Yesterday we attended the funeral service for great aunt Sonia at the Russian Orthodox church of which she'd been a member for most of her adult life. The building was onion-domed on the outside; inside, it was all gold, crystal and the most ornate of wood paneling. There were shimmer paintings of the saints on walls and images of them on stained glass. The air was so thick from incense that it reminded everyone just how tenuous the connection is between properly functioning lungs and this mortal earth. I sat in the back, closest to the doors, where I hoped to gasp in some of the morning's fresh, rain-bedazzled air.
The casket at a Russian Orthodox funeral is traditionally open. That's what I assume, anyway, based on the sight of aunt Sonia's pancaked features turned up toward the ceiling as she rested on a pillow beneath a cloud of incense for the duration of the ceremony. "Give rest to your servant fallen asleep," the priest repeated as he swung the golden canister of burning ash in sweeping arcs around the casket, like a yo-yo in the hands of the most experienced entertainer. Everything was in threes. "Fallen asleep. Your servant fallen asleep." Our Father, who art in heaven. And again, and again.

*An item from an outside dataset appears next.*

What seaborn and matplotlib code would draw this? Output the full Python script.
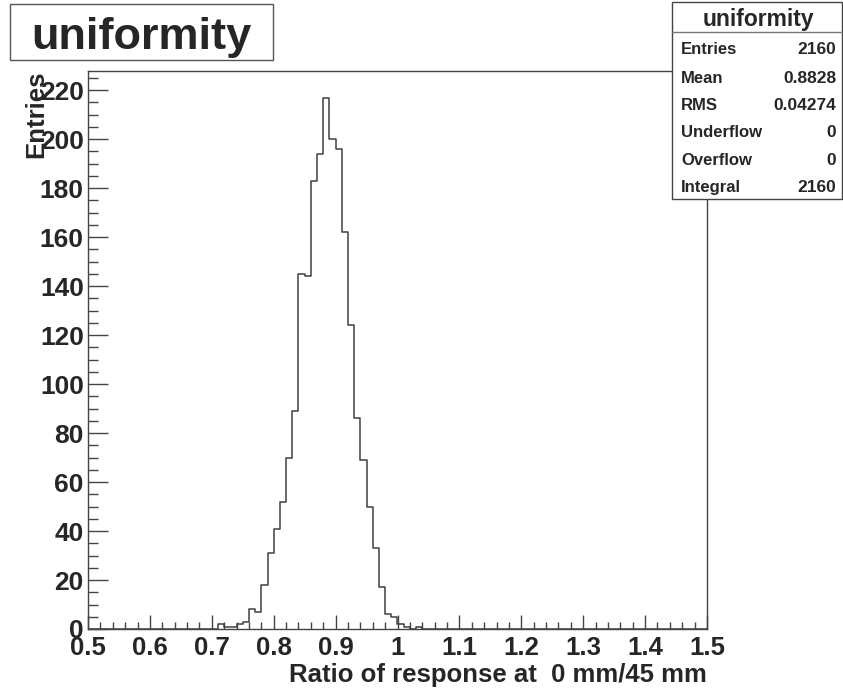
import numpy as np
import pandas as pd
import matplotlib
matplotlib.use("Agg")
import matplotlib.pyplot as plt
from matplotlib.patches import Rectangle
from matplotlib.lines import Line2D
from matplotlib.ticker import FixedLocator, FixedFormatter, MultipleLocator
import seaborn as sns

# Binning of the ratio histogram: 100 bins of width 0.01
bin_low = 0.5
bin_high = 1.5
n_bins = 100

# Non-empty bins (bin index) and their entries
filled_bins = [21, 22, 23, 24, 25, 26, 27, 28, 29, 30, 31,
               32, 33, 34, 35, 36, 37, 38, 39, 40, 41,
               42, 43, 44, 45, 46, 47, 48, 49, 50, 51, 53]
filled_counts = [2, 1, 1, 2, 3, 8, 7, 18, 31, 41, 52,
                 70, 89, 145, 144, 183, 194, 217, 200, 196, 162,
                 124, 86, 69, 50, 33, 17, 6, 5, 2, 1, 1]

xtick_values = [0.5, 0.6, 0.7, 0.8, 0.9, 1.0, 1.1, 1.2, 1.3, 1.4, 1.5]
xtick_labels = ["0.5", "0.6", "0.7", "0.8", "0.9", "1", "1.1", "1.2", "1.3", "1.4", "1.5"]
ytick_values = [0, 20, 40, 60, 80, 100, 120, 140, 160, 180, 200, 220]

hist_name = "uniformity"
x_title = "Ratio of response at  0 mm/45 mm"
y_title = "Entries"

stat_names = ["Entries", "Mean", "RMS", "Underflow", "Overflow", "Integral"]
stat_values = ["2160", "0.8828", "0.04274", "0", "0", "2160"]

sns.set_style("white")
plt.rcParams["font.family"] = ["Liberation Sans", "DejaVu Sans"]
plt.rcParams["font.weight"] = "bold"

W, H = 843, 689
fig = plt.figure(figsize=(W / 100, H / 100), dpi=100)
ax = fig.add_axes([88 / W, 1 - 629 / H, 619 / W, 558 / H])

width = (bin_high - bin_low) / n_bins
centers = bin_low + (np.array(filled_bins) + 0.5) * width
df = pd.DataFrame({"ratio": centers, "entries": filled_counts})

sns.histplot(data=df, x="ratio", weights="entries", bins=n_bins,
             binrange=(bin_low, bin_high), element="step", fill=False,
             color="#404040", linewidth=1.1, ax=ax)

ax.set_xlim(bin_low, bin_high)
ax.set_ylim(0, max(filled_counts) * 1.05)

# axis ticks, drawn inside the frame
ax.xaxis.set_major_locator(FixedLocator(xtick_values))
ax.xaxis.set_major_formatter(FixedFormatter(xtick_labels))
ax.xaxis.set_minor_locator(MultipleLocator(0.02))
ax.yaxis.set_major_locator(FixedLocator(ytick_values))
ax.yaxis.set_minor_locator(MultipleLocator(5))
ax.tick_params(axis="x", which="major", direction="in", length=10, width=1,
               bottom=True, top=False, pad=5, labelsize=18.5, color="#444444")
ax.tick_params(axis="x", which="minor", direction="in", length=5, width=1,
               bottom=True, top=False, color="#444444")
ax.tick_params(axis="y", which="major", direction="in", length=14.5, width=1,
               left=True, right=False, pad=3, labelsize=19, color="#444444")
ax.tick_params(axis="y", which="minor", direction="in", length=7.5, width=1,
               left=True, right=False, color="#444444")
for sp in ax.spines.values():
    sp.set_color("#444444")
    sp.set_linewidth(1)

ax.set_xlabel(x_title, fontsize=18.5, fontweight="bold", loc="right")
ax.xaxis.set_label_coords(1.0, -0.082)
ax.xaxis.label.set_va("center")
ax.set_ylabel(y_title, fontsize=18.5, fontweight="bold", loc="top")
ax.yaxis.set_label_coords(-0.083, 1.0)
ax.yaxis.label.set_va("center")

# title pave
fig.add_artist(Rectangle((10 / W, 1 - 60 / H), 263 / W, 56 / H,
                         transform=fig.transFigure, facecolor="white",
                         edgecolor="#555555", linewidth=1, zorder=5))
fig.text(141 / W, 1 - 49 / H, hist_name, fontsize=32.5, fontweight="bold",
         ha="center", va="baseline", zorder=6)

# statistics box
fig.add_artist(Rectangle((672 / W, 1 - 199 / H), 170 / W, 197 / H,
                         transform=fig.transFigure, facecolor="white",
                         edgecolor="#444444", linewidth=1, zorder=5))
fig.add_artist(Line2D([672 / W, 842 / W], [1 - 32 / H, 1 - 32 / H],
                      transform=fig.transFigure, color="#777777",
                      linewidth=1, zorder=6))
fig.text(758 / W, 1 - 26 / H, hist_name, fontsize=16.5, fontweight="bold",
         ha="center", va="baseline", zorder=7)
row_baselines = [54, 83, 110, 137, 165, 192]
for name, val, yb in zip(stat_names, stat_values, row_baselines):
    fig.text(681 / W, 1 - yb / H, name, fontsize=12, fontweight="bold",
             ha="left", va="baseline", zorder=7)
    fig.text(836 / W, 1 - yb / H, val, fontsize=12.5, fontweight="bold",
             ha="right", va="baseline", zorder=7)

fig.savefig("out.png", dpi=100, facecolor="white")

I don't know that we cried, any of us. I know we looked at aunt Sonia in repose and thought how strange was this quiet. We tugged at our skirt hem, or adjusted our pants, or patted our hair. She would not have been impressed. We knew that. That's why her silence was so odd--the voice was still in our heads.
During the eulogy, the priest told us that aunt Sonia had trouble accepting the world for what it is. She had trouble accepting people for what they are. Flawed. And I thought that this priest hit the coffin nail on the head. He also told us she was the church's second oldest parishioner. She knew so much and she shared that knowledge. It was true, too. She was not all good or bad. When she was part of this world she was flawed just like the rest of us.
Afterward, our family lingered together in the game of catch-up we play only upon death. It's so good to see you. I'm sorry it had to be under these circumstances. We ate together. We exchanged email addresses and promises.
Even as we talked about someday having a real family reunion (it's not too late, said cousin Cindy, optimistically) we all knew that the next funeral would come first.
And we are scared, lazy and helpless, knowing there will be one less soul in attendance.